Reproduce, exactly and in full, the lines from the one with "Reproduce this chart with matplotlib." through the one with "plt.rcParams['font.family'] = ['Liberation" in the data below; drop pictures.

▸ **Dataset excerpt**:
·····
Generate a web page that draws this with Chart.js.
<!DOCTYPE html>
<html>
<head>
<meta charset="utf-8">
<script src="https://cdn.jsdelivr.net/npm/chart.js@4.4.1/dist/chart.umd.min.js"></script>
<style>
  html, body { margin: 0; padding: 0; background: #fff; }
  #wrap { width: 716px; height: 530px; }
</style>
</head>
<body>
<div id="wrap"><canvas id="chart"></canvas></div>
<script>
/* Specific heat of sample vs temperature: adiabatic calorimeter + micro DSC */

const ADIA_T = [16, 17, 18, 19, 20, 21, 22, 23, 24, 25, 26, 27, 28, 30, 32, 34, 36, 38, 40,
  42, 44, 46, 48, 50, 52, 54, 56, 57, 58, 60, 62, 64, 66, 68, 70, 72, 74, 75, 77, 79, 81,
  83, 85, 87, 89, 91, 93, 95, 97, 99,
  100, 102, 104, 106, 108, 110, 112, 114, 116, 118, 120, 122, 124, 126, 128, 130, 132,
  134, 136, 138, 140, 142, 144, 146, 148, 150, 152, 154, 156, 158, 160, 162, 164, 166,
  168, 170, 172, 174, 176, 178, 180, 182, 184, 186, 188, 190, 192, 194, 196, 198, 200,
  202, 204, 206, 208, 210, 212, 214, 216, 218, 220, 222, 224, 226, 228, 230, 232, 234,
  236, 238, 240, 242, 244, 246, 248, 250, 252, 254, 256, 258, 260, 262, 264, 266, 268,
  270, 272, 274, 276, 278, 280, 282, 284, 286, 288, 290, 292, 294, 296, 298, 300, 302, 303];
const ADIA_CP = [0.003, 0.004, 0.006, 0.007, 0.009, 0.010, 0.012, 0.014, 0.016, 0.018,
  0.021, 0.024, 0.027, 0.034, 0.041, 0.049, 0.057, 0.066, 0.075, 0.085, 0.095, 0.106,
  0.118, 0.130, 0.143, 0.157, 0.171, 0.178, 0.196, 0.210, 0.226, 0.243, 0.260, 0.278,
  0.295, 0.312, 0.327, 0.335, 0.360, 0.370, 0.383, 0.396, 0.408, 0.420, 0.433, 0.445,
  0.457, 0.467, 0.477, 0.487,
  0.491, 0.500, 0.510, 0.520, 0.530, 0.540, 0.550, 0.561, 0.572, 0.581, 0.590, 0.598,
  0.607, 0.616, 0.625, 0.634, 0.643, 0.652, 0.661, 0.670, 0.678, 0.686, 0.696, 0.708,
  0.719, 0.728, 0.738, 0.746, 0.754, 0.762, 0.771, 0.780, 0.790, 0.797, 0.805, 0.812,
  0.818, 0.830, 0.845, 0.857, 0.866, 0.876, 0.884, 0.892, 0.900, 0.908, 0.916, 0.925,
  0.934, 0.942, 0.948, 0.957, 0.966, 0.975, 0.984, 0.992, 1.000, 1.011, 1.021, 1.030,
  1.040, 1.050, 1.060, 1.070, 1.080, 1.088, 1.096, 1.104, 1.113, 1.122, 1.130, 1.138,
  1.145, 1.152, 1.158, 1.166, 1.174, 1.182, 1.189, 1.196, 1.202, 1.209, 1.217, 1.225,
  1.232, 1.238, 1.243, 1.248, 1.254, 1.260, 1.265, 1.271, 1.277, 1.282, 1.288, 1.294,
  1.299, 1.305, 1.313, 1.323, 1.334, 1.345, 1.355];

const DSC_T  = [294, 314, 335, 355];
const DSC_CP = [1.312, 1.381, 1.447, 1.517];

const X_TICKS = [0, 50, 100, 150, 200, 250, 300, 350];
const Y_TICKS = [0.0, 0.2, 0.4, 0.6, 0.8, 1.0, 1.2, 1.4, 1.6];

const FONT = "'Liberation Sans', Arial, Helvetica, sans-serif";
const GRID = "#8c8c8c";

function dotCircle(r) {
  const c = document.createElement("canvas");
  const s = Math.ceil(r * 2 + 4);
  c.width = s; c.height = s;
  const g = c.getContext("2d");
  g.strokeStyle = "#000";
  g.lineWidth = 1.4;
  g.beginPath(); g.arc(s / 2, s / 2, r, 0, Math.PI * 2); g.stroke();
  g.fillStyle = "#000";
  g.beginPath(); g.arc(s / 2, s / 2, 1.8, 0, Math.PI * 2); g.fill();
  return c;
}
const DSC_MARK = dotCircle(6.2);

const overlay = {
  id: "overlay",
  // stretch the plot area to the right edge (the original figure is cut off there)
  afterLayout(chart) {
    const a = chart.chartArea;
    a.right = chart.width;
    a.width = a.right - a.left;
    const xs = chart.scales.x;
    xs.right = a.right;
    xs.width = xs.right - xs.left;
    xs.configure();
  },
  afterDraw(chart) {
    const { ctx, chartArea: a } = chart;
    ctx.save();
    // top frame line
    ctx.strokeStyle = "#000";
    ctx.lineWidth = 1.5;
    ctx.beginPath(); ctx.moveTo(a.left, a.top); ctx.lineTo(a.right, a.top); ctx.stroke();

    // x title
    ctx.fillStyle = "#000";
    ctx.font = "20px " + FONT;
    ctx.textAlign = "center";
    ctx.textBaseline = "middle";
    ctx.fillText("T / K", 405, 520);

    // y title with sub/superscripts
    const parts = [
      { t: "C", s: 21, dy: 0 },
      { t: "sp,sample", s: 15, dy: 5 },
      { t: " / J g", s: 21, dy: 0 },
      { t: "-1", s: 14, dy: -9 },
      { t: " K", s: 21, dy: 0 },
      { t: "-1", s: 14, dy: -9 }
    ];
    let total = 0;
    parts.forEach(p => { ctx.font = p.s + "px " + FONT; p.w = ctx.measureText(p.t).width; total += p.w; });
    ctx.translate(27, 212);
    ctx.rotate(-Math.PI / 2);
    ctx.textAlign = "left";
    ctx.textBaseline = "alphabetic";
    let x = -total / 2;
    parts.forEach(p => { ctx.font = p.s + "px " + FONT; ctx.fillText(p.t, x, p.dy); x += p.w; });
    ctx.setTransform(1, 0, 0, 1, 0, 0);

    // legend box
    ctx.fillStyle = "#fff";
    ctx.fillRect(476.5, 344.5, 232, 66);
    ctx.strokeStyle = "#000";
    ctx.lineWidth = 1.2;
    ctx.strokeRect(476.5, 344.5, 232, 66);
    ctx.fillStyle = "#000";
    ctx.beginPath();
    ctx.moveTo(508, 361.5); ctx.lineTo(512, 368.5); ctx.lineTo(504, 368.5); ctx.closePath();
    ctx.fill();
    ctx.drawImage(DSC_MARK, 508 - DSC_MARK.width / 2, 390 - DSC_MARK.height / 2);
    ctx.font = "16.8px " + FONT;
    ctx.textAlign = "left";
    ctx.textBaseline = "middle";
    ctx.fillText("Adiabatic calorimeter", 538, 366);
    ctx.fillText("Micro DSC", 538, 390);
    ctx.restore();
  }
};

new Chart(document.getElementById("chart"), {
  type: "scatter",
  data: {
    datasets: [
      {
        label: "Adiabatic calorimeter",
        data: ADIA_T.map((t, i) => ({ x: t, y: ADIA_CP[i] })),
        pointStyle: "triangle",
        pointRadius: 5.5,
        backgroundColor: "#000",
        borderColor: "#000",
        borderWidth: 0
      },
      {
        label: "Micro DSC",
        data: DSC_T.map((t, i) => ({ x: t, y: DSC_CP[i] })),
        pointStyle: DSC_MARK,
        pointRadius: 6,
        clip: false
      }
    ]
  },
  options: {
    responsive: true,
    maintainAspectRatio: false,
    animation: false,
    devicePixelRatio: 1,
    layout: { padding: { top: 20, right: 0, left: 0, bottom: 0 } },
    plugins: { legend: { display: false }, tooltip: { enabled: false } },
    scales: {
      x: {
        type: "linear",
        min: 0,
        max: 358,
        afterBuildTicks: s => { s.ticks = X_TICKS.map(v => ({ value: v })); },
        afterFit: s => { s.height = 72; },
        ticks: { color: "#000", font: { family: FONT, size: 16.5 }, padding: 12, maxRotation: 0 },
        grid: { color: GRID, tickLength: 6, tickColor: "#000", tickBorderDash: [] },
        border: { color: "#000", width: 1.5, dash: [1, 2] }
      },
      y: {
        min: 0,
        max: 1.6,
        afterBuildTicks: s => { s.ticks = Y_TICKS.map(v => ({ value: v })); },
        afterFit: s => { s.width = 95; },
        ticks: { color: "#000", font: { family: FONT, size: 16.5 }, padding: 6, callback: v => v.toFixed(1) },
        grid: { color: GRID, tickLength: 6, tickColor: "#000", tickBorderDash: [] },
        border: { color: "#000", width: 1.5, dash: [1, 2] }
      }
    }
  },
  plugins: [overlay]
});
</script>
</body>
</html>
·····
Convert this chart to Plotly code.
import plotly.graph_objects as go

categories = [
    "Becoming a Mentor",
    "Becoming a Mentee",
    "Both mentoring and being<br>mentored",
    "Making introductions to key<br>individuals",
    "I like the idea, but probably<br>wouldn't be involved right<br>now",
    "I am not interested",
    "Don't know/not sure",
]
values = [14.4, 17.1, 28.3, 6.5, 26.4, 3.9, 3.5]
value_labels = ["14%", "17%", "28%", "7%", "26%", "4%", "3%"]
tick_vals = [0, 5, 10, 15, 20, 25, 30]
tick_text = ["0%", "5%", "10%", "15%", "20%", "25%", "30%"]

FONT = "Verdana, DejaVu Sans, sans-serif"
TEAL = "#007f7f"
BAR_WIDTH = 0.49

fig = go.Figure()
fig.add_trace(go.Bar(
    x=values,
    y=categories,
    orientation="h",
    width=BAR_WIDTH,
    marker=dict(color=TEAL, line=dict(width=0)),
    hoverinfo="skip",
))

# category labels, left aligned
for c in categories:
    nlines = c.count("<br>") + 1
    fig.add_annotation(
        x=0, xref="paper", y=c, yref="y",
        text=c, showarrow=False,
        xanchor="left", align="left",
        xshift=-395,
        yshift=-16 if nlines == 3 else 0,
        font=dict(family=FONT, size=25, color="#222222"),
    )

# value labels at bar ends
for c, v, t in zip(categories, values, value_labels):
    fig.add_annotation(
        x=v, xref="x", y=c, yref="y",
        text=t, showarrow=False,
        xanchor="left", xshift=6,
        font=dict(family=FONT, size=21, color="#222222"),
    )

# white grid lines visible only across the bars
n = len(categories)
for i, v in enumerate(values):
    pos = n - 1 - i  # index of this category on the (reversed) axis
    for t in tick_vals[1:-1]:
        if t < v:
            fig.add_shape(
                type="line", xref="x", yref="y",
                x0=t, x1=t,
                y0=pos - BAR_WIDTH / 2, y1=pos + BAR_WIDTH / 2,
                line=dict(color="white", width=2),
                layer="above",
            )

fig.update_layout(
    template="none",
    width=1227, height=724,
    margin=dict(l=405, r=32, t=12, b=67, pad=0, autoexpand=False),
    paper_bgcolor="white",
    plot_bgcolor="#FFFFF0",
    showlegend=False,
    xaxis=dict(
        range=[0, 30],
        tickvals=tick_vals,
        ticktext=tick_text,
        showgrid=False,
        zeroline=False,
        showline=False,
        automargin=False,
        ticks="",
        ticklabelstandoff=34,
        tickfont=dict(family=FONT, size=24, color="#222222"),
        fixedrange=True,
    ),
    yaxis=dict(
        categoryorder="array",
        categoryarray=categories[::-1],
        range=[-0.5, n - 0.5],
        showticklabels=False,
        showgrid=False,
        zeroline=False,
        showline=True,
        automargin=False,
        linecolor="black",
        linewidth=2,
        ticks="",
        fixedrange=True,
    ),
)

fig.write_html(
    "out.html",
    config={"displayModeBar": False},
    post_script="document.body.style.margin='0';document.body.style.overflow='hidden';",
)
·····
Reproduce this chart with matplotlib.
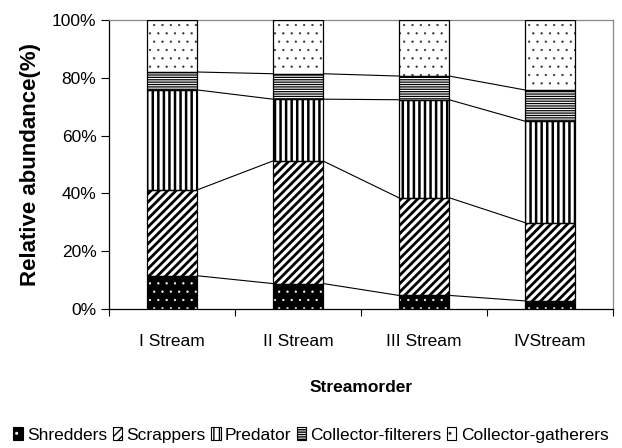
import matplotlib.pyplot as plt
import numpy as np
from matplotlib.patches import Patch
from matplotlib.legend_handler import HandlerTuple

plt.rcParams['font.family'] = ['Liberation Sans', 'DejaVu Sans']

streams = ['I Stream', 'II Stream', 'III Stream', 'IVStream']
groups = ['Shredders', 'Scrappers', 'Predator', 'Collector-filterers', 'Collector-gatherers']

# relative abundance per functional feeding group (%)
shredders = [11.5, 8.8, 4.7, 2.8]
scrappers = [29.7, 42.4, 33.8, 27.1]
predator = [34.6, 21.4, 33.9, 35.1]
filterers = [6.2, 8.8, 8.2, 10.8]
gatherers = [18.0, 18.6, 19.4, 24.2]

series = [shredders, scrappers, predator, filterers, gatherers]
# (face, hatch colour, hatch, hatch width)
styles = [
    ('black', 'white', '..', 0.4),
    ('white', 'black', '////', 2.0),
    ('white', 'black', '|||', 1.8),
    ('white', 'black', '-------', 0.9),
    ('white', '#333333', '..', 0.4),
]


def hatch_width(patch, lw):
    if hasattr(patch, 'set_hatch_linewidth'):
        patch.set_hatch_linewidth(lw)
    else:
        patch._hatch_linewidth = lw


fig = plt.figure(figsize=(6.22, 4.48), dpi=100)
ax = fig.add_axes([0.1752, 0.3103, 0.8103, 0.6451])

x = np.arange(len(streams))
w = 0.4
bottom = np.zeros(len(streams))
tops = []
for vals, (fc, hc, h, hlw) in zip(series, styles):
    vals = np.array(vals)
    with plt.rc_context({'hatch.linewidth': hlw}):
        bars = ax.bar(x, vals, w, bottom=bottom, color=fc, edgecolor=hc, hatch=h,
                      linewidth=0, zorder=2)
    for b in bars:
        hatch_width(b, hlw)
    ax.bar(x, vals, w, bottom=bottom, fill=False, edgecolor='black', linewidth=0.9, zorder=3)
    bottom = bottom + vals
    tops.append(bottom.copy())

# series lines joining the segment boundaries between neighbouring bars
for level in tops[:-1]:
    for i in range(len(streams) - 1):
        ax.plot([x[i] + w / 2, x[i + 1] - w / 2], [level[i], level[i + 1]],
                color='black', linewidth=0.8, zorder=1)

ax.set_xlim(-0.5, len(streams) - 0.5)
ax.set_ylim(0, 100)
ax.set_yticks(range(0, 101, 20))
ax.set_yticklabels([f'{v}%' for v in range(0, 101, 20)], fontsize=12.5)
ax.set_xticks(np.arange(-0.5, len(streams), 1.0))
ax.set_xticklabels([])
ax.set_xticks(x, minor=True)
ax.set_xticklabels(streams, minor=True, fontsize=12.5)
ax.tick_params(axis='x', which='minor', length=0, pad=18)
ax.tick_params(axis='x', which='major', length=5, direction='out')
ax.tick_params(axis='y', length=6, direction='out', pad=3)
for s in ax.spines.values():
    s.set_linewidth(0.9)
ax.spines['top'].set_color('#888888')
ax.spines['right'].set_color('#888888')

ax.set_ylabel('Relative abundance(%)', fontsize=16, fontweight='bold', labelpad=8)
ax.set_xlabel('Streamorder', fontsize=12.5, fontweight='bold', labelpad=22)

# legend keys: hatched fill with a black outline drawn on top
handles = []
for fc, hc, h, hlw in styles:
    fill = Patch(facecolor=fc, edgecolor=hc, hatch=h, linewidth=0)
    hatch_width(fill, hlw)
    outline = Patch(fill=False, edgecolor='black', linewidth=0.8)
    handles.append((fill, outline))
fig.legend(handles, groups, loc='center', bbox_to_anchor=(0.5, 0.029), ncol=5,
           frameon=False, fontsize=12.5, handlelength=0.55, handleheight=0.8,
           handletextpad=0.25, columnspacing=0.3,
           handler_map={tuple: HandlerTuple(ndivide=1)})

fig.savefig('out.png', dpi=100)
·····
▸ **Worked answer**:
Reproduce this chart with matplotlib.
import matplotlib.pyplot as plt
import numpy as np
from matplotlib.patches import Patch
from matplotlib.legend_handler import HandlerTuple

plt.rcParams['font.family'] = ['Liberation Sans', 'DejaVu Sans']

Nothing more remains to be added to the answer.